Non non, vous ne rêvez pas, le titre de ce nouveau lu contient bien une virgule. Cela s’explique par le fait que le récit de Julie Bonnie est un roman épistolaire entre une femme et le père de sa fille, la petite Tess, tout juste née.
La jeune femme, anonyme, se résout à écrire de longues missives à l’homme qu’elle aime, un certain Diniski, car ce dernier, musicien de jazz adulé, doit honorer une longue tournée mondiale de concerts. Autant dire que le timing n’est pas idéal. Alors, la correspondance, en complément des quelques appels téléphoniques, aura valeur de jonction entre les amoureux.
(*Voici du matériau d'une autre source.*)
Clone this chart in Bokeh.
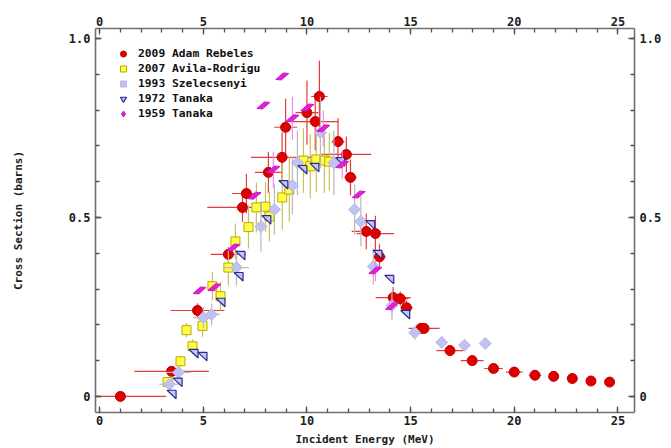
import numpy as np
from bokeh.plotting import figure
from bokeh.models import (LinearAxis, Range1d, SingleIntervalTicker,
                          Legend, LegendItem)
from bokeh.embed import file_html
from bokeh.resources import INLINE

# ---------------- data ----------------
red_x = [1.0, 3.47, 4.72, 6.21, 6.89, 7.08, 8.14, 8.8, 8.97, 10.0, 10.4, 10.6, 11.5, 11.9, 12.1,
         12.86, 13.3, 13.5, 14.16, 14.5, 14.8, 15.5, 15.65, 16.9, 17.97, 19.0, 20.0, 21.0, 21.9,
         22.8, 23.7, 24.6]
red_y = [0.0, 0.07, 0.24, 0.397, 0.528, 0.567, 0.626, 0.668, 0.752, 0.793, 0.768, 0.838, 0.712,
         0.676, 0.612, 0.461, 0.455, 0.39, 0.276, 0.273, 0.248, 0.19, 0.19, 0.128, 0.1, 0.078,
         0.068, 0.059, 0.056, 0.05, 0.043, 0.04]
red_xerr = [2.2, 1.8, 1.3, 0.85, 1.7, 0.7, 0.65, 1.5, 0.55, 0.55, 1.1, 0.4, 0.3, 1.2, 0.3, 0.7,
            0.9, 0.3, 0.85, 0.4, 0.3, 0.3, 0.75, 0.65, 0.55, 0.45, 0.4, 0.3, 0.25, 0.2, 0.2, 0.2]
red_yerr = [0.0, 0.01, 0.02, 0.02, 0.04, 0.055, 0.057, 0.07, 0.08, 0.09, 0.08, 0.1, 0.065, 0.05,
            0.05, 0.05, 0.05, 0.035, 0.03, 0.02, 0.02, 0.015, 0.015, 0.01, 0.008, 0.006, 0.005,
            0.005, 0.004, 0.004, 0.004, 0.004]

yel_x = [3.28, 3.9, 4.19, 4.48, 4.96, 5.44, 5.83, 6.21, 6.55, 7.18, 7.56, 8.0, 8.19, 8.81, 9.15,
         9.83, 10.16, 10.45, 10.84, 11.08]
yel_y = [0.04, 0.098, 0.185, 0.14, 0.197, 0.308, 0.28, 0.36, 0.433, 0.473, 0.528, 0.53, 0.503,
         0.556, 0.578, 0.659, 0.643, 0.662, 0.659, 0.656]
yel_xerr = [0.15] * 20
yel_yerr = [0.01, 0.015, 0.02, 0.02, 0.03, 0.04, 0.04, 0.05, 0.05, 0.06, 0.07, 0.07, 0.07, 0.09,
            0.09, 0.09, 0.09, 0.09, 0.09, 0.08]

dia_x = [3.37, 3.8, 5.0, 5.4, 6.6, 7.78, 8.43, 9.3, 9.54, 10.65, 11.3, 12.3, 12.6, 13.2, 14.1,
         15.2, 16.5, 17.6, 18.6]
dia_y = [0.034, 0.067, 0.22, 0.229, 0.36, 0.475, 0.522, 0.589, 0.653, 0.737, 0.653, 0.522, 0.489,
         0.363, 0.254, 0.178, 0.151, 0.143, 0.148]
dia_xerr = [0.5, 0.6, 0.5, 0.4, 0.6, 0.3, 0.3, 0.3, 0.3, 0.3, 0.3, 0.2, 0.2, 0.2, 0.2, 0.2, 0.1,
            0.1, 0.1]
dia_yerr = [0.01, 0.01, 0.03, 0.03, 0.05, 0.07, 0.07, 0.08, 0.09, 0.1, 0.09, 0.07, 0.07, 0.05,
            0.04, 0.02, 0.01, 0.01, 0.01]

tri_x = [3.47, 3.76, 4.53, 4.96, 5.83, 6.7, 6.79, 8.04, 8.86, 9.78, 10.36, 11.6, 13.05, 13.4,
         13.97, 14.74]
tri_y = [0.006, 0.04, 0.12, 0.112, 0.263, 0.335, 0.394, 0.494, 0.592, 0.634, 0.64, 0.656, 0.48,
         0.397, 0.327, 0.229]

mag_x = [4.82, 5.54, 6.45, 7.47, 7.9, 8.38, 8.81, 9.3, 10.02, 10.79, 11.7, 12.5, 13.3, 14.1]
mag_y = [0.296, 0.305, 0.416, 0.561, 0.813, 0.634, 0.894, 0.777, 0.807, 0.749, 0.648, 0.564,
         0.352, 0.252]
mag_yerr = [0.0, 0.0, 0.0, 0.0, 0.0, 0.05, 0.0, 0.06, 0.0, 0.05, 0.04, 0.0, 0.03, 0.02]

series_names = ["2009 Adam Rebeles", "2007 Avila-Rodrigu", "1993 Szelecsenyi",
                "1972 Tanaka", "1959 Tanaka"]

x_label = "Incident Energy (MeV)"
y_label = "Cross Section (barns)"

# ---------------- figure ----------------
X0, X1 = -0.2, 25.8
Y0, Y1 = -0.045, 1.028
FW, FH = 539, 384
FONT = "DejaVu Sans Mono"

p = figure(frame_width=FW, frame_height=FH, x_range=Range1d(X0, X1), y_range=Range1d(Y0, Y1),
           output_backend="svg", toolbar_location=None,
           min_border_left=95, min_border_right=26, min_border_top=28, min_border_bottom=27)
p.grid.visible = False
p.outline_line_color = None
p.background_fill_color = "white"

xt = SingleIntervalTicker(interval=5, num_minor_ticks=5)
yt = SingleIntervalTicker(interval=0.5, num_minor_ticks=5)
p.xaxis.ticker = xt
p.yaxis.ticker = yt
p.add_layout(LinearAxis(ticker=xt), "above")
p.add_layout(LinearAxis(ticker=yt), "right")

for ax in p.axis:
    ax.axis_line_color = "#707070"
    ax.axis_line_width = 1.6
    ax.major_tick_line_color = "#505050"
    ax.minor_tick_line_color = "#505050"
    ax.major_tick_line_width = 1.3
    ax.minor_tick_line_width = 1.3
    ax.major_tick_in = 6
    ax.major_tick_out = 0
    ax.minor_tick_in = 4
    ax.minor_tick_out = 0
    ax.major_label_text_font = FONT
    ax.major_label_text_font_style = "bold"
    ax.major_label_text_font_size = "12px"
    ax.major_label_text_color = "#202020"

for ax in p.yaxis:
    ax.major_label_overrides = {0: "0", 0.5: "0.5", 1: "1.0"}
    ax.major_label_standoff = 5
for ax in p.xaxis:
    ax.major_label_standoff = 3

p.below[0].axis_label = x_label
p.left[0].axis_label = y_label
for ax in (p.below[0], p.left[0]):
    ax.axis_label_text_font = FONT
    ax.axis_label_text_font_style = "bold"
    ax.axis_label_text_font_size = "11px"
    ax.axis_label_text_color = "#202020"
p.below[0].axis_label_standoff = 5
p.left[0].axis_label_standoff = 41

# pixel -> data scale (for shaped markers)
sx = (X1 - X0) / FW
sy = (Y1 - Y0) / FH


def errbars(x, y, xe, ye, color, width=1.2):
    x = np.asarray(x, float); y = np.asarray(y, float)
    xe = np.asarray(xe, float); ye = np.asarray(ye, float)
    p.segment(x0=x - xe, y0=y, x1=x + xe, y1=y, line_color=color, line_width=width)
    p.segment(x0=x, y0=y - ye, x1=x, y1=y + ye, line_color=color, line_width=width)


# 2009 Adam Rebeles
errbars(red_x, red_y, red_xerr, red_yerr, "#e83a3a")
r_red = p.scatter(red_x, red_y, marker="circle", size=10, fill_color="#dd0000",
                  line_color="#c00000", line_width=1)

# 2007 Avila-Rodrigu
errbars(yel_x, yel_y, yel_xerr, yel_yerr, "#c8c060")
r_yel = p.scatter(yel_x, yel_y, marker="square", size=9, fill_color="#ffff44",
                  line_color="#b8a800", line_width=1)

# 1993 Szelecsenyi
errbars(dia_x, dia_y, dia_xerr, dia_yerr, "#b8b8b8")
r_dia = p.scatter(dia_x, dia_y, marker="square", angle=np.pi / 4, size=8.5, fill_color="#c2c2f0",
                  line_color="#b8b8ec", line_width=1)

# legend glyphs for the shaped markers: muted renderers are invisible in the plot
r_tri_leg = p.scatter(tri_x, tri_y, marker="inverted_triangle", angle=0.3, size=10,
                      fill_color="#c4c4f8", line_color="#2a2a90", line_width=1.2,
                      muted_alpha=0.0)
r_tri_leg.muted = True
r_mag_leg = p.scatter(mag_x, mag_y, marker="diamond", angle=-1.0, size=12,
                      fill_color="#e020d8", line_color="#c818c8", muted_alpha=0.0)
r_mag_leg.muted = True

# 1972 Tanaka (right triangles)
tri_shape = [(-4.5, 4.0), (4.5, 4.0), (4.5, -4.5)]
tri_xs = [[x + dx * sx for dx, dy in tri_shape] for x in tri_x]
tri_ys = [[y + dy * sy for dx, dy in tri_shape] for y in tri_y]
p.patches(tri_xs, tri_ys, fill_color="#c4c4f8", line_color="#2a2a90", line_width=1.2)

# 1959 Tanaka (parallelograms)
errbars(mag_x, mag_y, [0.0] * len(mag_x), mag_yerr, "#f08af0")
par_shape = [(-6.5, -3.0), (-1.0, -3.5), (6.5, 3.0), (1.0, 3.5)]
mag_xs = [[x + dx * sx for dx, dy in par_shape] for x in mag_x]
mag_ys = [[y + dy * sy for dx, dy in par_shape] for y in mag_y]
p.patches(mag_xs, mag_ys, fill_color="#e020d8", line_color="#c818c8", line_width=1)

legend = Legend(items=[LegendItem(label=series_names[0], renderers=[r_red]),
                       LegendItem(label=series_names[1], renderers=[r_yel]),
                       LegendItem(label=series_names[2], renderers=[r_dia]),
                       LegendItem(label=series_names[3], renderers=[r_tri_leg]),
                       LegendItem(label=series_names[4], renderers=[r_mag_leg])],
                location="top_left", margin=18, padding=7, spacing=0,
                label_height=15, glyph_height=15, glyph_width=20, label_standoff=5,
                border_line_color=None, background_fill_alpha=0,
                label_text_font=FONT, label_text_font_style="bold",
                label_text_font_size="11.3px", label_text_color="#101010",
                click_policy="none")
p.add_layout(legend)

open("out.html", "w").write(file_html(p, INLINE))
Cependant, jamais ces lettres ne seront envoyées. Elle garde les lettres pour elle, tandis que lui, écrivant pour sa « Fée », y révèle son adultère quotidien avec l’attachée de presse du groupe. Jamais elle ne le saura, entièrement dévolue à son nouveau rôle de mère, qu’elle vit dans une béatitude proche de l’extase.
« Je l’aime d’une façon qui n’existe pas, avec la force d’une mer déchaînée. » (p.13)
De même, jamais elle ne saura que ce rôle de père, il ne l’a pas franchement souhaité, lui qui tente de se dépêtrer de l’aura de son propre père, musicien de renom avant lui et qui l’a durement formaté pour devenir à son tour un artiste connu.
« Un père qui ne croit pas en moi et qui m’ordonne d’être meilleur que lui. » (p.38)
« Je l’aurai quand, ma vie à moi tout seul ? Je fais comment pour exister, Fée ? » (p.131)
Ainsi, la figure du père, monstrueuse, spectrale, flotte sur sa passion comme un étendard noir. Peut-il échapper à cet homme auquel on ne cesse de le comparer ? Est-ce le gage pour qu’à son tour il assume sa paternité ?
« Je suis coincé. Ma Fée, mes pensées colorent de noir un ciel d’incendie. » (p.60)
Quant à l’adultère en tournée, Diniski minimise : tout le monde le fait ! Et puis, Suzanne, il ne l’aime pas. Avec elle, il se sent juste vivant, homme à nouveau. C’est sa « Fée », telle qu’il la nomme, qu’il aime.
Alors, le couple, nouvellement parents, peut-il surmonter l’épreuve de la séparation alors que l’étape de la naissance met déjà à rude épreuve la perception de l’un et de l’autre ?
« Quelle sorte d’homme laisse sa Fée dans une situation si périlleuse ? J’ai peur de ne pas y arriver, mon amour. Tu es loin, dans les paillettes, quand ma vie se résume à un bébé, du lait, du sang. » (p.29)
Comment la « Fée », dévolue à son nouveau rôle de mère, va-t-elle appréhender l’entrée dans sa vie de Georges, un ami d’une amie, colossal artiste tourmenté de suite subjugué par la nouvelle madone à l’enfant ?
Que restera-t-il du couple au terme d’un mois de séparation ?
« C’est long, un mois. Est-ce que nous nous reconnaîtrons quand tu rentreras ? » (p.11)
De lettre en lettre, entre deux sublimes déclarations d’amour – amoureux, maternel, amical -, chaque membre du couple semble s’enfoncer dans la tentation d’un ailleurs, d’un autrement qui relève ponctuellement du tourment. Chaque missive devient prétexte à une réflexion sur la création (d’une œuvre, d’un être, d’une relation…) et la possible destruction. Qui, de Diniski ou de la Fée, sera dépassé par son acte ?
« Je suis équilibriste sur ce fil minuscule qui délimite la vie et la mort. Une explosion en apesanteur, figée net, suspendue, et ui continue à cracher de la lave alors que le temps ne passe plus. » (p.157)
Récit au contenu inattendu, progressivement addictif, Mon amour, sublime la relation amoureuse, ses dérives possibles, et questionne avec pertinence ce qu’est être parent. Il ressort de chacune des missives une poésie déconcertante comme si celle-ci légitimait l’exclusivité (amoureuse, maternelle, amicale) de chacun des protagonistes.
Délicat et fort à la fois.
Mon amour, Julie BONNIE, édition de poche POCKET / éditions GRASSET 2015, 190 pages, 6.50€.